A história, o antes e o depois . Por Francisco Dacal 

Por FRANCISCO DACAL – Escritor e administrador de empresas

    Foram abertos, no mundo, diversos painéis de discussões, multidisciplinares, sobre como será o comportamento das sociedades e das relações internacionais a partir da pandemia da Covid-19, que nos assola. São intensas as razões para isto. Estamos refém das consequências do maldito vírus, direta e indiretamente. Não tem exclusão. Mais uma vez, na história, um fato de peso exorbitante atinge a humanidade como um freio, quem sabe a dizer: Parem a caminhada e repensem tudo. Priorizem o humano e respeitem os reais valores. Sejam pragmáticos. Exterminem a demagogia. Unam-se e lutem pela paz.

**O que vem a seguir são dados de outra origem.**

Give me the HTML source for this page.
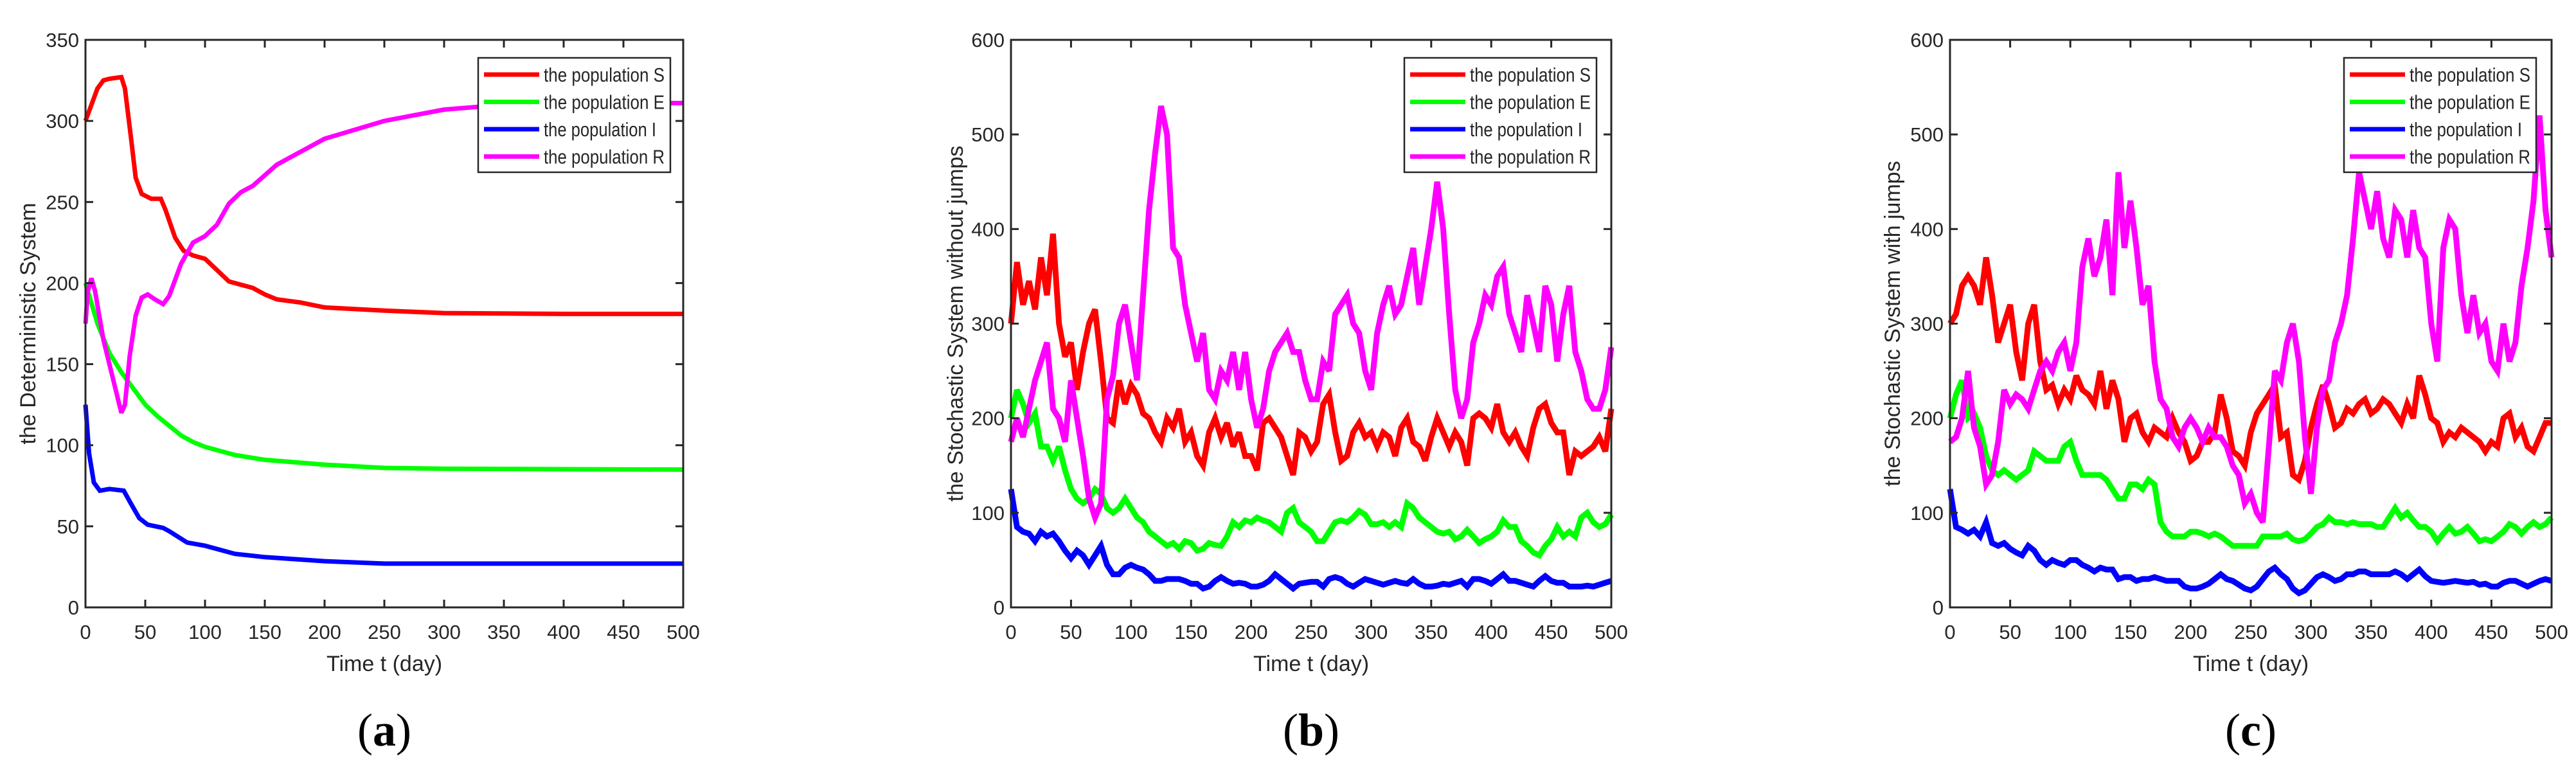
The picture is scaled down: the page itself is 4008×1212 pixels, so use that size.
<!DOCTYPE html>
<html><head><meta charset="utf-8"><style>
html,body{margin:0;padding:0;background:#fff}
svg{display:block}
text{font-family:"Liberation Sans",sans-serif;fill:#262626}
</style></head><body>
<svg id="fig" width="4008" height="1212" viewBox="0 0 4008 1212" xmlns="http://www.w3.org/2000/svg"></svg>
<script>
// ---------- data ----------
const xTicks = [0,50,100,150,200,250,300,350,400,450,500];
const yTicksA = [0,50,100,150,200,250,300,350];
const yTicksBC = [0,100,200,300,400,500,600];
const seriesNames = ["the population S","the population E","the population I","the population R"];
const seriesColors = ["#ff0000","#00ff00","#0000ff","#ff00ff"];

// deterministic (panel a): [t, value] pairs
const detS = [[0,300],[5,310],[10,320],[15,325],[20,326],[30,327],[33,320],[38,290],[42,265],[47,255],[55,252],[63,252],[67,245],[75,228],[82,220],[90,217],[100,215],[110,208],[120,201],[130,199],[140,197],[150,193],[160,190],[180,188],[200,185],[250,183],[300,181.5],[400,181],[500,181]];
const detE = [[0,200],[10,175],[20,157],[30,145],[40,135],[50,125],[60,118],[70,112],[80,106],[90,102],[100,99],[125,94],[150,91],[200,88],[250,86],[300,85.5],[500,85]];
const detI = [[0,125],[3,95],[7,77],[12,72],[20,73],[32,72],[38,64],[45,55],[52,51],[65,49],[70,47],[85,40],[100,38],[125,33],[150,31],[200,28.5],[250,27],[500,27]];
const detR = [[0,175],[2,195],[5,203],[8,195],[15,165],[25,135],[30,120],[33,125],[37,155],[42,180],[47,191],[52,193],[58,190],[65,187],[70,192],[80,212],[90,225],[100,229],[110,236],[120,249],[130,256],[140,260],[160,273],[180,281],[200,289],[250,300],[300,307],[350,310],[400,311],[500,311]];

// stochastic samples every 5 days, t = 0..500
const stepT = 5;
const bS = [300,365,320,345,315,370,330,395,300,265,280,230,270,300,315,260,200,195,240,215,235,225,205,200,185,175,200,190,210,175,185,160,150,185,200,180,195,170,185,160,160,145,195,200,190,180,160,140,185,180,165,175,215,225,185,155,160,185,195,180,185,170,185,180,160,190,200,175,170,155,180,200,185,170,185,175,150,200,205,200,190,215,185,175,185,170,160,190,210,215,195,185,185,140,165,160,165,170,180,165,210];
const bE = [200,230,215,195,205,170,170,155,170,145,125,115,110,115,125,120,105,100,105,115,105,95,90,80,75,70,65,68,62,70,68,60,62,68,66,65,75,90,85,92,90,95,92,90,85,80,100,105,90,85,80,70,70,80,90,92,90,95,102,98,88,88,90,85,90,85,110,105,95,90,85,80,78,80,72,75,82,75,68,72,75,80,92,85,85,70,65,58,55,65,72,85,75,80,75,95,100,90,85,88,98];
const bI = [125,85,80,78,70,80,75,78,70,60,52,60,55,45,55,65,45,35,35,42,45,42,40,35,28,28,30,30,30,28,25,25,20,22,28,32,28,25,26,25,22,22,24,28,35,30,25,20,25,26,27,27,22,30,32,30,25,22,26,30,28,26,24,26,28,26,25,30,25,22,22,23,25,24,26,28,22,30,30,28,25,30,35,28,28,26,24,22,28,33,28,26,26,22,22,22,23,22,24,26,28];
const bR = [175,200,180,210,240,260,280,210,200,175,240,200,160,115,95,110,220,245,300,320,280,240,330,420,480,530,500,380,370,320,290,260,290,230,220,250,240,270,230,270,220,190,210,250,270,280,290,270,270,240,220,220,260,250,310,320,330,300,290,250,230,290,320,340,310,320,350,380,320,360,400,450,400,310,230,200,220,280,300,330,320,350,360,310,290,270,330,300,270,340,320,260,310,340,270,250,220,210,210,230,275];
const cS = [300,310,340,350,340,320,370,330,280,300,320,270,240,300,320,260,230,235,215,230,220,245,230,225,215,250,210,240,220,175,200,205,185,175,190,185,180,200,185,175,155,160,175,175,185,225,200,165,160,150,185,205,215,225,235,180,185,140,135,155,190,215,235,215,190,195,210,205,215,220,205,210,220,215,205,195,215,200,245,225,200,195,175,185,180,190,185,180,175,165,175,170,200,205,180,190,170,165,180,195,195];
const cE = [200,225,240,200,205,190,160,145,140,145,140,135,140,145,165,160,155,155,155,170,175,155,140,140,140,140,135,125,115,115,130,130,125,135,130,90,80,75,75,75,80,80,78,75,78,75,70,65,65,65,65,65,75,75,75,75,78,72,70,72,78,85,88,95,90,90,88,90,88,88,88,85,85,95,105,95,100,92,85,85,80,70,78,85,78,80,85,78,70,72,70,75,80,88,85,78,85,90,85,88,95];
const cI = [125,85,82,78,82,75,90,68,65,68,62,58,55,65,60,50,45,50,47,45,50,50,45,42,38,42,40,40,30,32,32,28,30,30,32,30,28,28,28,22,20,20,22,25,30,35,30,28,24,20,18,22,30,38,42,35,30,20,15,18,25,32,35,32,28,30,35,35,38,38,35,35,35,35,38,35,30,35,40,33,28,27,26,27,28,27,26,27,24,25,22,22,26,28,28,25,22,25,28,30,28];
const cR = [175,180,200,250,190,170,130,140,175,230,215,225,220,210,230,250,260,250,270,280,250,280,360,390,350,370,410,330,460,380,430,380,320,340,260,220,210,180,170,190,200,190,175,190,180,180,170,150,140,110,120,100,90,170,250,240,280,300,260,180,120,190,230,240,280,300,330,390,460,430,400,440,390,370,420,410,370,420,380,370,300,260,380,410,400,330,290,330,290,300,260,250,300,260,280,340,380,430,520,420,370];

// ---------- layout ----------
const NS = "http://www.w3.org/2000/svg";
const svg = document.getElementById("fig");
function mk(tag, attrs, parent){
  const e = document.createElementNS(NS, tag);
  for (const k in attrs) e.setAttribute(k, attrs[k]);
  (parent||svg).appendChild(e);
  return e;
}
const TOP = 62, BOT = 945;
const panels = [
  {id:"a", left:133, right:1063, ymax:350, yTicks:yTicksA, ylabel:"the Deterministic System", ylabX:43, cap:"a",
   legend:{x:744,w:299}, series:[detS,detE,detI,detR], det:true},
  {id:"b", left:1573, right:2507, ymax:600, yTicks:yTicksBC, ylabel:"the Stochastic System without jumps", ylabX:1486, cap:"b",
   legend:{x:2185,w:299}, series:[bS,bE,bI,bR], det:false},
  {id:"c", left:3034, right:3970, ymax:600, yTicks:yTicksBC, ylabel:"the Stochastic System with jumps", ylabX:2944, cap:"c",
   legend:{x:3647,w:299}, series:[cS,cE,cI,cR], det:false}
];

panels.forEach(p=>{
  const g = mk("g", {});
  
  
  const xs = t => p.left + (t/500)*(p.right-p.left);
  const ys = v => BOT - (v/p.ymax)*(BOT-TOP);

  p.series.forEach((s,i)=>{
    let pts;
    if (p.det) pts = s.map(d=>xs(d[0]).toFixed(1)+","+ys(d[1]).toFixed(1));
    else pts = s.map((v,k)=>xs(k*stepT).toFixed(1)+","+ys(v).toFixed(1));
    const pl = mk("polyline", {points:pts.join(" "), fill:"none", stroke:seriesColors[i], "stroke-width":p.det?7:9, "stroke-linejoin":"miter", "stroke-miterlimit":3, "stroke-linecap":"butt"}, g);
    
    
  });

  const box = mk("rect", {x:p.left, y:TOP, width:p.right-p.left, height:BOT-TOP, fill:"none", stroke:"#262626", "stroke-width":3}, g);
  
  

  xTicks.forEach(t=>{
    const x = xs(t);
    mk("line", {x1:x, y1:BOT, x2:x, y2:BOT-12, stroke:"#262626", "stroke-width":3}, g);
    mk("line", {x1:x, y1:TOP, x2:x, y2:TOP+12, stroke:"#262626", "stroke-width":3}, g);
    const tx = mk("text", {x:x, y:994, "font-size":31, "text-anchor":"middle"}, g);
    tx.textContent = t;
    
    
  });
  p.yTicks.forEach(v=>{
    const y = ys(v);
    mk("line", {x1:p.left, y1:y, x2:p.left+12, y2:y, stroke:"#262626", "stroke-width":3}, g);
    mk("line", {x1:p.right, y1:y, x2:p.right-12, y2:y, stroke:"#262626", "stroke-width":3}, g);
    const ty = mk("text", {x:p.left-10, y:y+11, "font-size":31, "text-anchor":"end"}, g);
    ty.textContent = v;
    
    
  });

  const xt = mk("text", {x:(p.left+p.right)/2, y:1044, "font-size":34, "text-anchor":"middle"}, g);
  xt.textContent = "Time t (day)";
  
  
  const yc = (TOP+BOT)/2;
  const yt = mk("text", {x:p.ylabX, y:yc, "font-size":34, "text-anchor":"middle", transform:`rotate(-90 ${p.ylabX} ${yc}) translate(0 12)`}, g);
  yt.textContent = p.ylabel;
  
  

  const lg = mk("g", {}, g);
  
  
  mk("rect", {x:p.legend.x, y:90, width:p.legend.w, height:178, fill:"#fff", stroke:"#262626", "stroke-width":2.5}, lg);
  seriesNames.forEach((n,i)=>{
    const ly = 116 + i*42.5;
    const ent = mk("g", {}, lg);
    
    
    mk("line", {x1:p.legend.x+9, y1:ly, x2:p.legend.x+95, y2:ly, stroke:seriesColors[i], "stroke-width":7}, ent);
    const t = mk("text", {x:p.legend.x+102, y:ly+11, "font-size":31, textLength: i==2?175:188, lengthAdjust:"spacingAndGlyphs"}, ent);
    t.textContent = n;
  });

  const cx = (p.left+p.right)/2;
  const cap = mk("text", {x:cx, y:1160, "font-size":72, "text-anchor":"middle", style:'font-family:"Liberation Serif",serif;fill:#000'}, g);
  cap.innerHTML = '(<tspan font-weight="bold">' + p.cap + '</tspan>)';
  
  
});
</script>
</body></html>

    Como em outras impactantes passagens, limites surgirão sobre o antes e o depois do acontecimento em evidência – agora no ápice do desenvolvimento científico, tecnológico, industrial, material e teórico. Novos hábitos e regras protocolares deverão modular a vida, pessoal e profissional, em todos os âmbitos, inclusive entre as nações. Viver passará a ser um desafio coletivo, se rotineiro ou intermitente ainda não sabemos.            

    Atualmente, quase não se fala ou se escreve outra coisa que não seja sobre o presente caos sanitário, todavia não podemos deixar de registrar que há pouco mais de três meses ocorreu, no Recife, um evento cujos protagonistas homenageados, cinco séculos atrás, estabeleceram um fundamental antes e depois, como no momento está se construindo. Tal efeméride antecedeu em dias a determinação das primeiras medidas de isolamento social para combater o coronavírus. O fato é que… O Recife foi uma das duas cidades brasileiras incluídas, a outra foi a do Rio de Janeiro, no roteiro oficial de comemoração dos 500 Anos da 1ª Volta ao Mundo, liderada pelo navegador português Fernando de Magalhães, sob os auspícios da Coroa espanhola, e, no trajeto de volta pelo Oceano Pacífico, após a morte deste, combatendo nativos das Filipinas, concluída por Juan Sebastián Elcano, navegador hispânico.

    Há quem considere o desafio da circunavegação como a maior odisseia da humanidade, em todos os tempos. Stefan Zweig, no livro Magallanes, El hombre e sua gesta, escreveu que esta aventura “foi talvez a viajem marítima mais terrível e cheia de privações que registra a eterna crônica da dor humana, e da humana capacidade de sofrimento que chamamos história”.

    Estariam indo para o nada?. A incredulidade era geral, mas não para o comandante Magalhães, um visionário. No dia 10 de agosto de 1519, cinco naus desfraldaram as velas, San Antônio, Victoria, Santiago, Concepción e Trindad, e seguiram pelo Rio Guadalquivir em direção ao Oceano Atlântico em busca do objetivo traçado de chegar às Ilhas Moluscas (hoje Indonésia) pelo ocidente, a grande produtora de especiarias, a fim de abrir uma rota comercial própria. Na frota, 237 tripulantes, marinos aventureiros, com os destinos nas mãos de Deus; dentre eles, como relator de viagem, o italiano Antonio Pigafetta.

    Depois de atravessarem o Oceano Atlântico, explorando diversas partes, no dia 21 de outubro de 1520 adentraram no que hoje é o conhecido estreito de Magalhães, no extremo sul do continente. Foi a pior fase, navegando, por 600 quilômetros, num ambiente sombrio, em águas profundas, com correntezas, tempestades e rochas, além de enfrentar motins e mortes, acidentais e por doenças. Após alguns meses em condições aterrorizadoras, por fim encontram a ligação com o oceano a quem Magalhães denominou de Pacífico, sendo o primeiro a cruzá-lo, com muitas descobertas e legados.

    No dia 8 de setembro de 1522, após três anos, chega de volta a Sevilha a nau Victoria, comandada por Elcano, com apenas 18 homens frágeis e famintos, carregada de cravo, canela, noz moscada e gengibre, a única, das cinco, o que restou da grandiosa aventura por 42.000 milhas marítimas. Pigafetta registrou no final de seu diário: “A fama de Magalhães será eterna”.

    Em homenagem a este feito, atracou no Porto do Recife, na quarta-feira do dia 30 de janeiro último, o navio escola da Armada espanhola Juan Sebastián Elcano, que logo recebeu a bordo o governador de Pernambuco, Paulo Câmara – deu as boas vindas à tripulação. À noite houve uma recepção na nave, onde o Comandante do Navio-Escola, Santiago de Costa Truebas, e o Embaixador da Espanha no Brasil, Fernando García Casas, falaram do significado da circunavegação para o mundo… A Terra não foi mais a mesma.